## BRIEF
Only the lines from the start of the data through the line with "from bokeh.resources import INLINE" belong in the copy. Restate them word for word, minus the pictures.

## DATA BLOCK
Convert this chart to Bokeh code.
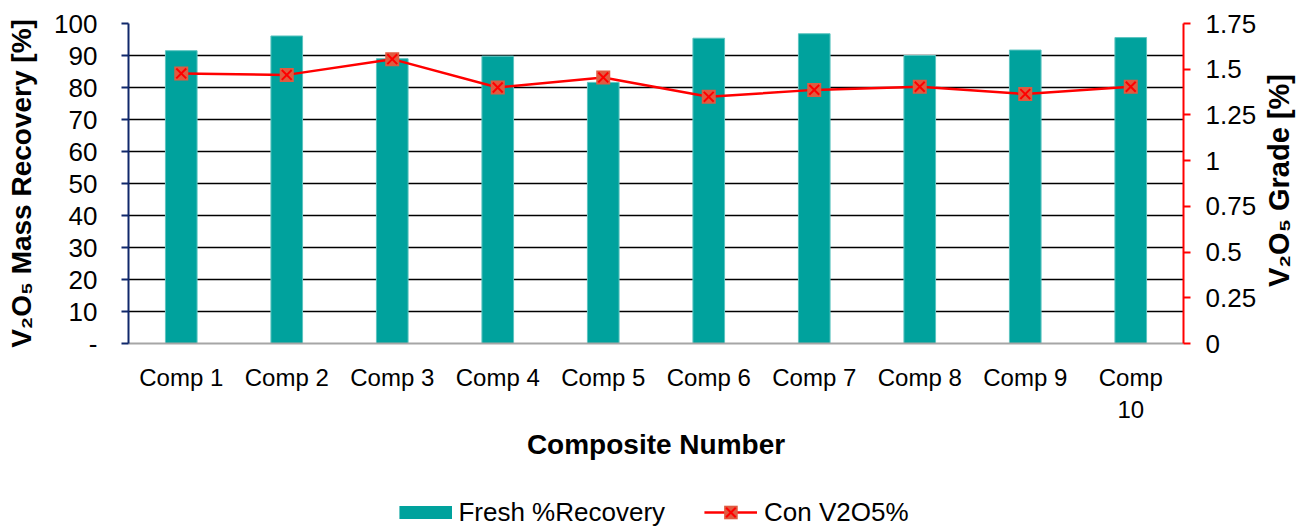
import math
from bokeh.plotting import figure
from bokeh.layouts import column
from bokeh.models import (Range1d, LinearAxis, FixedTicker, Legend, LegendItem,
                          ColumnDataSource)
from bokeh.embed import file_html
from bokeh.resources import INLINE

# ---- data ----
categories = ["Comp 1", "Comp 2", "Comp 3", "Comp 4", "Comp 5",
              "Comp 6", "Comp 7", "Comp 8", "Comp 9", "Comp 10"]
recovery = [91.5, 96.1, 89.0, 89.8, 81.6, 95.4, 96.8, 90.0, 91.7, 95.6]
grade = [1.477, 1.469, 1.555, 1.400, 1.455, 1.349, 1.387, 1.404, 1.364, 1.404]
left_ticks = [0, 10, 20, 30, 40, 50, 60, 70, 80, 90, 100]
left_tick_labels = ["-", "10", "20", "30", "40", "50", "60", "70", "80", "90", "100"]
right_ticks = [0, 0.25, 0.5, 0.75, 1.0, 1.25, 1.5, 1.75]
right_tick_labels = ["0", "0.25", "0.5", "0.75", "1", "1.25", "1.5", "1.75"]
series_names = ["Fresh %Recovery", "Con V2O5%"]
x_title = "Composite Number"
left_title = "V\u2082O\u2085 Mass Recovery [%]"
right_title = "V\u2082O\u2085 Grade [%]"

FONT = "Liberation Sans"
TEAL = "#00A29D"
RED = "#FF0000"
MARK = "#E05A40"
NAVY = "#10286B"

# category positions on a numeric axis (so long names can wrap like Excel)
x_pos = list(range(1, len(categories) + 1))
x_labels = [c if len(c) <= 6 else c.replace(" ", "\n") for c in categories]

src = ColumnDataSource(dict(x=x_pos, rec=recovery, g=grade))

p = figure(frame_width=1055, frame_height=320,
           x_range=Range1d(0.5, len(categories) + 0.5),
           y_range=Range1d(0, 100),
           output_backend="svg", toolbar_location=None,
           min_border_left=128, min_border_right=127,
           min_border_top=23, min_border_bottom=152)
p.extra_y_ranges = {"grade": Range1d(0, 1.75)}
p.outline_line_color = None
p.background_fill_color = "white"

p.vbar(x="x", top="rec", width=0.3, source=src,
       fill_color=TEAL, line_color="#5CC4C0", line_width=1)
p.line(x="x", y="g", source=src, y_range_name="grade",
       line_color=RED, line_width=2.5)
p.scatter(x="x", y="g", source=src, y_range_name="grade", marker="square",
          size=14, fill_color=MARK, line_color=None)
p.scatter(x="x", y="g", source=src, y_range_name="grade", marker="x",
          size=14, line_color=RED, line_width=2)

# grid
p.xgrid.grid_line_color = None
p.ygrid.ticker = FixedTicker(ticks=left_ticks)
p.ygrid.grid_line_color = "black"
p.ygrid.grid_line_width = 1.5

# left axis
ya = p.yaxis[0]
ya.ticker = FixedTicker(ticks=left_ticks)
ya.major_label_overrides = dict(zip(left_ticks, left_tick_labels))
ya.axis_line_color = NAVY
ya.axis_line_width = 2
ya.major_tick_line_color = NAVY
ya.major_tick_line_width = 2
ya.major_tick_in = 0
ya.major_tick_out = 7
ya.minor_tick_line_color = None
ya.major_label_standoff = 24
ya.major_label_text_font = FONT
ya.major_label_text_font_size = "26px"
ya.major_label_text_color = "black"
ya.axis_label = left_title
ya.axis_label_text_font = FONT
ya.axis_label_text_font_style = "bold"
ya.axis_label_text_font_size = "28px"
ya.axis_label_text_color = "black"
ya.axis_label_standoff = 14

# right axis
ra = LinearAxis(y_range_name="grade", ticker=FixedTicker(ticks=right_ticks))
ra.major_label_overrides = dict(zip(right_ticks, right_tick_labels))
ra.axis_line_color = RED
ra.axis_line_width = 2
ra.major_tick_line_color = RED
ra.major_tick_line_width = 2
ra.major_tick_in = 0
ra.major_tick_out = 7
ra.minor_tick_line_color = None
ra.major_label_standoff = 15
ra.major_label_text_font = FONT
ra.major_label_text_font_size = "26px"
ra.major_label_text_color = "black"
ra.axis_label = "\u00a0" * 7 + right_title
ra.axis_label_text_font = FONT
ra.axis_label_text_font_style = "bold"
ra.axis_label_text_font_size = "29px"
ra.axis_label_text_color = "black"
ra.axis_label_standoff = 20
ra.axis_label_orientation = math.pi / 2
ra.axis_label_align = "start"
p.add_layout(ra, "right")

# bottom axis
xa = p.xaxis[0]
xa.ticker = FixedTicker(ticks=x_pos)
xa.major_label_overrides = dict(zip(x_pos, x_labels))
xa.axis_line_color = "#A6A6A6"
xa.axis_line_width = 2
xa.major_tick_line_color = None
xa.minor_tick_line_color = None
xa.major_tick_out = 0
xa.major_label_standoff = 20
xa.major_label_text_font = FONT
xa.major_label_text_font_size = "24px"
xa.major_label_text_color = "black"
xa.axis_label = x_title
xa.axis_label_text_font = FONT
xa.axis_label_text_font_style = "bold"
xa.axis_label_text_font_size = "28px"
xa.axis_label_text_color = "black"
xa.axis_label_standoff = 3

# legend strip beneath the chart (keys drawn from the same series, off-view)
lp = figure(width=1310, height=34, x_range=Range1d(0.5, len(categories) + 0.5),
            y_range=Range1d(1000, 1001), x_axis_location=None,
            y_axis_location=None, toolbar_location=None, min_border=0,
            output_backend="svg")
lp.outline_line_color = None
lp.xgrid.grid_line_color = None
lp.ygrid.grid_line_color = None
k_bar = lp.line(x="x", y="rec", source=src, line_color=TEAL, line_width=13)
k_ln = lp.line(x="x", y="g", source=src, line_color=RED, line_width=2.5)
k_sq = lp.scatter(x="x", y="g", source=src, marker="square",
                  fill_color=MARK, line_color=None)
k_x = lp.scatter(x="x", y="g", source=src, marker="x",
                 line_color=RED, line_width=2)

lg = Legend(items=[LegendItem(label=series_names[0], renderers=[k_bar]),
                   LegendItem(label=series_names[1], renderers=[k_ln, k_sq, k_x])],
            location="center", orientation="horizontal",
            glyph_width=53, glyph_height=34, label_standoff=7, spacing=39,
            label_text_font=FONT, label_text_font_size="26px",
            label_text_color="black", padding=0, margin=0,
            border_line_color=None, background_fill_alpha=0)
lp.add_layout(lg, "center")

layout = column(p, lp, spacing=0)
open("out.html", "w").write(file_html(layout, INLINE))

## RESULT OF THE TASK
Convert this chart to Bokeh code.
import math
from bokeh.plotting import figure
from bokeh.layouts import column
from bokeh.models import (Range1d, LinearAxis, FixedTicker, Legend, LegendItem,
                          ColumnDataSource)
from bokeh.embed import file_html
from bokeh.resources import INLINE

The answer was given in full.